# GIVEN MATERIAL:
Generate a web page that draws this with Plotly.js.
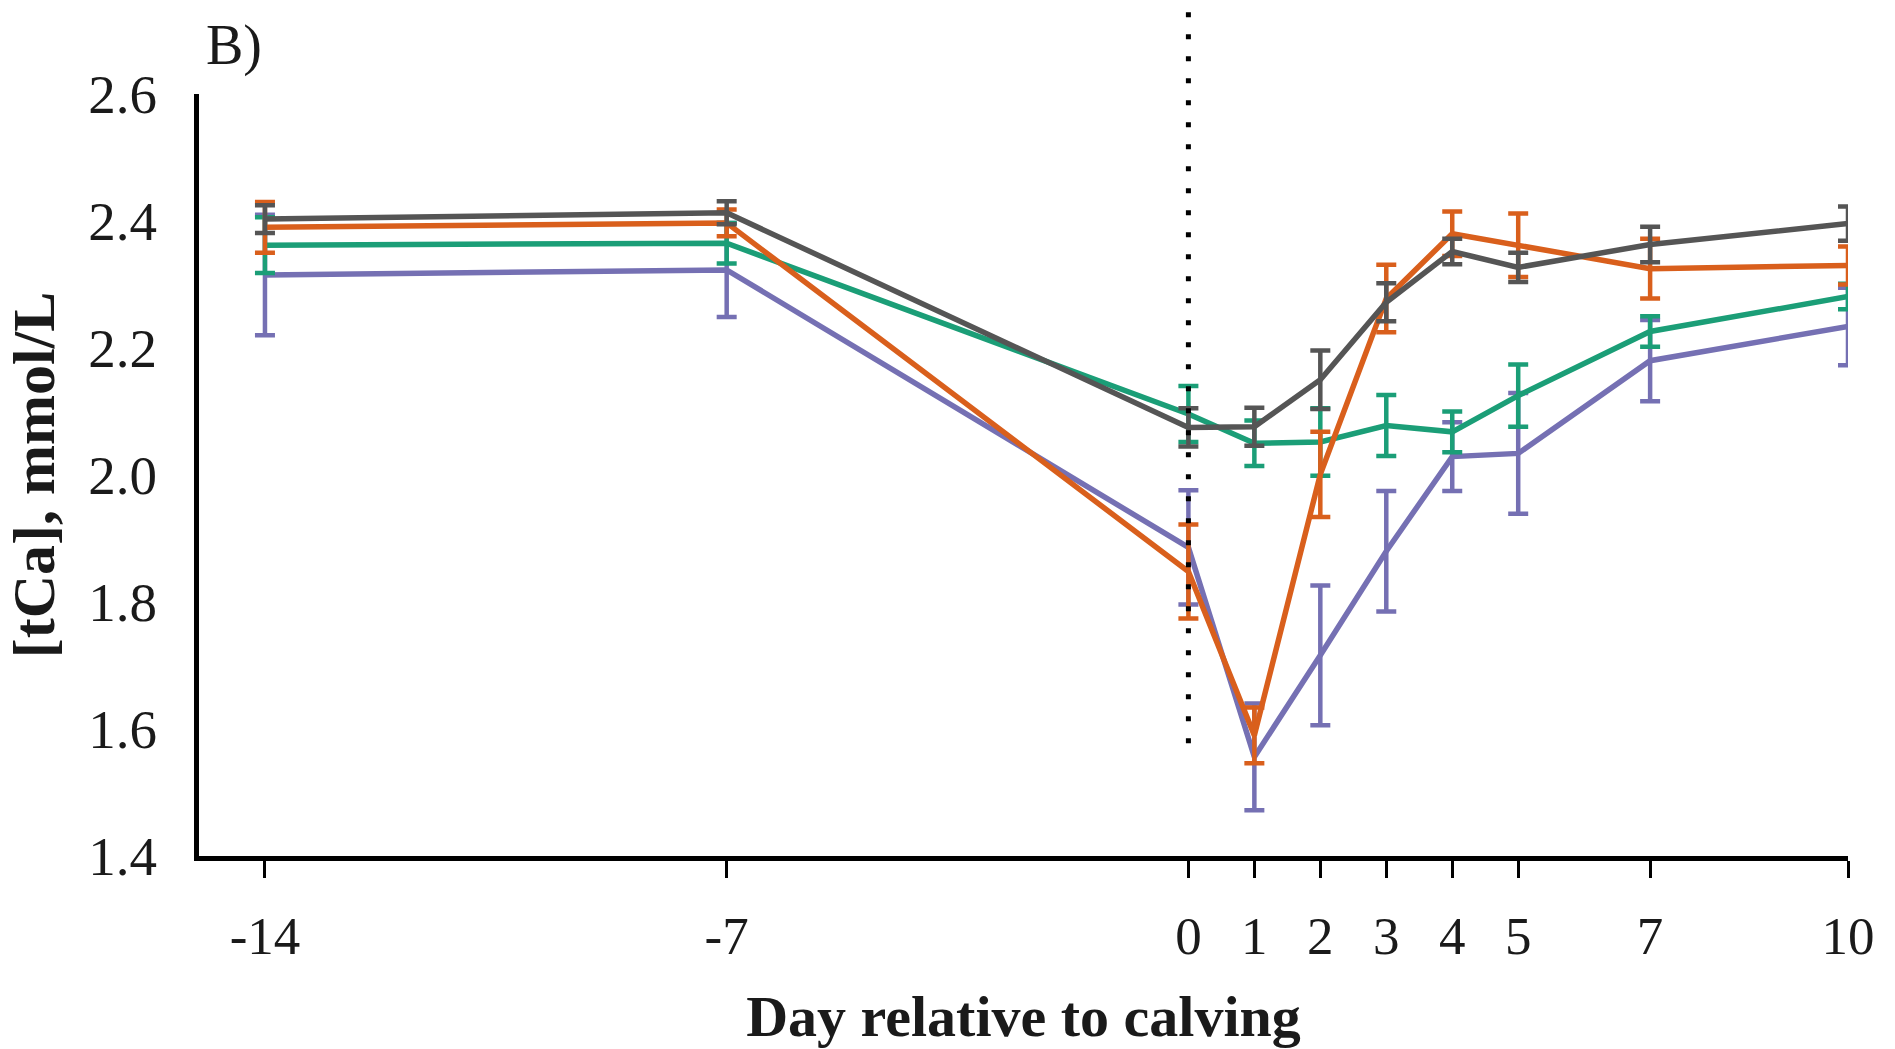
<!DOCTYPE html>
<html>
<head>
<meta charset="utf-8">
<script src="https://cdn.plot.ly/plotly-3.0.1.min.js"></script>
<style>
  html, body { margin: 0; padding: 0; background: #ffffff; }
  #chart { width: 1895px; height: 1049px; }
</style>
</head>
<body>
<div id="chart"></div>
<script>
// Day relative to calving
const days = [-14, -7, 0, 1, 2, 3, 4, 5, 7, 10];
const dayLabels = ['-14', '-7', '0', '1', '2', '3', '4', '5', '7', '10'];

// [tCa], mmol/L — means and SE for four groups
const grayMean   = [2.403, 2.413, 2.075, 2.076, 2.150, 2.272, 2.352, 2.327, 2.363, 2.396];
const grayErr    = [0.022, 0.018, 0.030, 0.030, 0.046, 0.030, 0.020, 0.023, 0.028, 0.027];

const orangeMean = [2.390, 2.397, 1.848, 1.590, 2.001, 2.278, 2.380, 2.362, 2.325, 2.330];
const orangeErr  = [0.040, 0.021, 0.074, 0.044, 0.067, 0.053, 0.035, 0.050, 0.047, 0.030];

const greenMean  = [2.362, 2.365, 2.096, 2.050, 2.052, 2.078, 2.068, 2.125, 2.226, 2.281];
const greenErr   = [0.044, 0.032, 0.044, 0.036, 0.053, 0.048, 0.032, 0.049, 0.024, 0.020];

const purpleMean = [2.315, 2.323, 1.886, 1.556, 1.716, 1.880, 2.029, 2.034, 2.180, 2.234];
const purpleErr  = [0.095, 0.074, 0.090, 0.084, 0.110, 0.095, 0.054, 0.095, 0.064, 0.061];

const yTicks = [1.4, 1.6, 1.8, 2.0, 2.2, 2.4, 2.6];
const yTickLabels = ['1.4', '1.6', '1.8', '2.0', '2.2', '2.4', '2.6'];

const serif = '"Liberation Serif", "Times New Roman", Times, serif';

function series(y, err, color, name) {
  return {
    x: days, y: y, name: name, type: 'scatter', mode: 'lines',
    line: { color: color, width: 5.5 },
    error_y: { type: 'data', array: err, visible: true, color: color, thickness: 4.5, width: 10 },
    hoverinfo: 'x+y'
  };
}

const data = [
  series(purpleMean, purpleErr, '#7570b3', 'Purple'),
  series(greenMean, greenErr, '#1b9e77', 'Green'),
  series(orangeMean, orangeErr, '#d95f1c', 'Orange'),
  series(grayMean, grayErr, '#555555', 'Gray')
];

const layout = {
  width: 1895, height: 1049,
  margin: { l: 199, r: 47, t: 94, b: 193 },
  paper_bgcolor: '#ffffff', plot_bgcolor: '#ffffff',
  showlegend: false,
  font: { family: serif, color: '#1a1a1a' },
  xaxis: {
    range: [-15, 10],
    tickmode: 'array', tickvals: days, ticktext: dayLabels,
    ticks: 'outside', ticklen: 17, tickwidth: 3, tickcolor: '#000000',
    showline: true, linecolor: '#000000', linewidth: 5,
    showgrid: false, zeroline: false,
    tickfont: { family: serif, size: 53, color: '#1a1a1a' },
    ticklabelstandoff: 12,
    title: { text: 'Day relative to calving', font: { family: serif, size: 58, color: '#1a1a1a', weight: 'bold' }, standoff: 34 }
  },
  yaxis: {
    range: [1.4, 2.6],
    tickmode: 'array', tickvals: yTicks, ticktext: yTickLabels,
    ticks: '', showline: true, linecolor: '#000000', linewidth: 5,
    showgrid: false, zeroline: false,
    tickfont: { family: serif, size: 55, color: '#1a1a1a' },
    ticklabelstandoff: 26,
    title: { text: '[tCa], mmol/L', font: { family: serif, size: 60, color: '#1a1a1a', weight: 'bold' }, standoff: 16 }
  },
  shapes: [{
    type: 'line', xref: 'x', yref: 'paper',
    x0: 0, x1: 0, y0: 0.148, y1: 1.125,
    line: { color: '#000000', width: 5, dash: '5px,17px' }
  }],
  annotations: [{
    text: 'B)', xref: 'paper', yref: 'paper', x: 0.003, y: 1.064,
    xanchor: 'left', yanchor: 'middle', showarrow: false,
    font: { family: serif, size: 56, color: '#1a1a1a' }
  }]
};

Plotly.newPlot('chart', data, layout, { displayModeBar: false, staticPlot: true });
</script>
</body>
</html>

# WHAT YOU ARE ASKED TO DO:
The listing above must be printed again exactly, minus its pictures.

# SOLUTION:
Generate a web page that draws this with Plotly.js.
<!DOCTYPE html>
<html>
<head>
<meta charset="utf-8">
<script src="https://cdn.plot.ly/plotly-3.0.1.min.js"></script>
<style>
  html, body { margin: 0; padding: 0; background: #ffffff; }
  #chart { width: 1895px; height: 1049px; }
</style>
</head>
<body>
<div id="chart"></div>
<script>
// Day relative to calving
const days = [-14, -7, 0, 1, 2, 3, 4, 5, 7, 10];
const dayLabels = ['-14', '-7', '0', '1', '2', '3', '4', '5', '7', '10'];

// [tCa], mmol/L — means and SE for four groups
const grayMean   = [2.403, 2.413, 2.075, 2.076, 2.150, 2.272, 2.352, 2.327, 2.363, 2.396];
const grayErr    = [0.022, 0.018, 0.030, 0.030, 0.046, 0.030, 0.020, 0.023, 0.028, 0.027];

const orangeMean = [2.390, 2.397, 1.848, 1.590, 2.001, 2.278, 2.380, 2.362, 2.325, 2.330];
const orangeErr  = [0.040, 0.021, 0.074, 0.044, 0.067, 0.053, 0.035, 0.050, 0.047, 0.030];

const greenMean  = [2.362, 2.365, 2.096, 2.050, 2.052, 2.078, 2.068, 2.125, 2.226, 2.281];
const greenErr   = [0.044, 0.032, 0.044, 0.036, 0.053, 0.048, 0.032, 0.049, 0.024, 0.020];

const purpleMean = [2.315, 2.323, 1.886, 1.556, 1.716, 1.880, 2.029, 2.034, 2.180, 2.234];
const purpleErr  = [0.095, 0.074, 0.090, 0.084, 0.110, 0.095, 0.054, 0.095, 0.064, 0.061];

const yTicks = [1.4, 1.6, 1.8, 2.0, 2.2, 2.4, 2.6];
const yTickLabels = ['1.4', '1.6', '1.8', '2.0', '2.2', '2.4', '2.6'];

const serif = '"Liberation Serif", "Times New Roman", Times, serif';

function series(y, err, color, name) {
  return {
    x: days, y: y, name: name, type: 'scatter', mode: 'lines',
    line: { color: color, width: 5.5 },
    error_y: { type: 'data', array: err, visible: true, color: color, thickness: 4.5, width: 10 },
    hoverinfo: 'x+y'
  };
}

const data = [
  series(purpleMean, purpleErr, '#7570b3', 'Purple'),
  series(greenMean, greenErr, '#1b9e77', 'Green'),
  series(orangeMean, orangeErr, '#d95f1c', 'Orange'),
  series(grayMean, grayErr, '#555555', 'Gray')
];

const layout = {
  width: 1895, height: 1049,
  margin: { l: 199, r: 47, t: 94, b: 193 },
  paper_bgcolor: '#ffffff', plot_bgcolor: '#ffffff',
  showlegend: false,
  font: { family: serif, color: '#1a1a1a' },
  xaxis: {
    range: [-15, 10],
    tickmode: 'array', tickvals: days, ticktext: dayLabels,
    ticks: 'outside', ticklen: 17, tickwidth: 3, tickcolor: '#000000',
    showline: true, linecolor: '#000000', linewidth: 5,
    showgrid: false, zeroline: false,
    tickfont: { family: serif, size: 53, color: '#1a1a1a' },
    ticklabelstandoff: 12,
    title: { text: 'Day relative to calving', font: { family: serif, size: 58, color: '#1a1a1a', weight: 'bold' }, standoff: 34 }
  },
  yaxis: {
    range: [1.4, 2.6],
    tickmode: 'array', tickvals: yTicks, ticktext: yTickLabels,
    ticks: '', showline: true, linecolor: '#000000', linewidth: 5,
    showgrid: false, zeroline: false,
    tickfont: { family: serif, size: 55, color: '#1a1a1a' },
    ticklabelstandoff: 26,
    title: { text: '[tCa], mmol/L', font: { family: serif, size: 60, color: '#1a1a1a', weight: 'bold' }, standoff: 16 }
  },
  shapes: [{
    type: 'line', xref: 'x', yref: 'paper',
    x0: 0, x1: 0, y0: 0.148, y1: 1.125,
    line: { color: '#000000', width: 5, dash: '5px,17px' }
  }],
  annotations: [{
    text: 'B)', xref: 'paper', yref: 'paper', x: 0.003, y: 1.064,
    xanchor: 'left', yanchor: 'middle', showarrow: false,
    font: { family: serif, size: 56, color: '#1a1a1a' }
  }]
};

Plotly.newPlot('chart', data, layout, { displayModeBar: false, staticPlot: true });
</script>
</body>
</html>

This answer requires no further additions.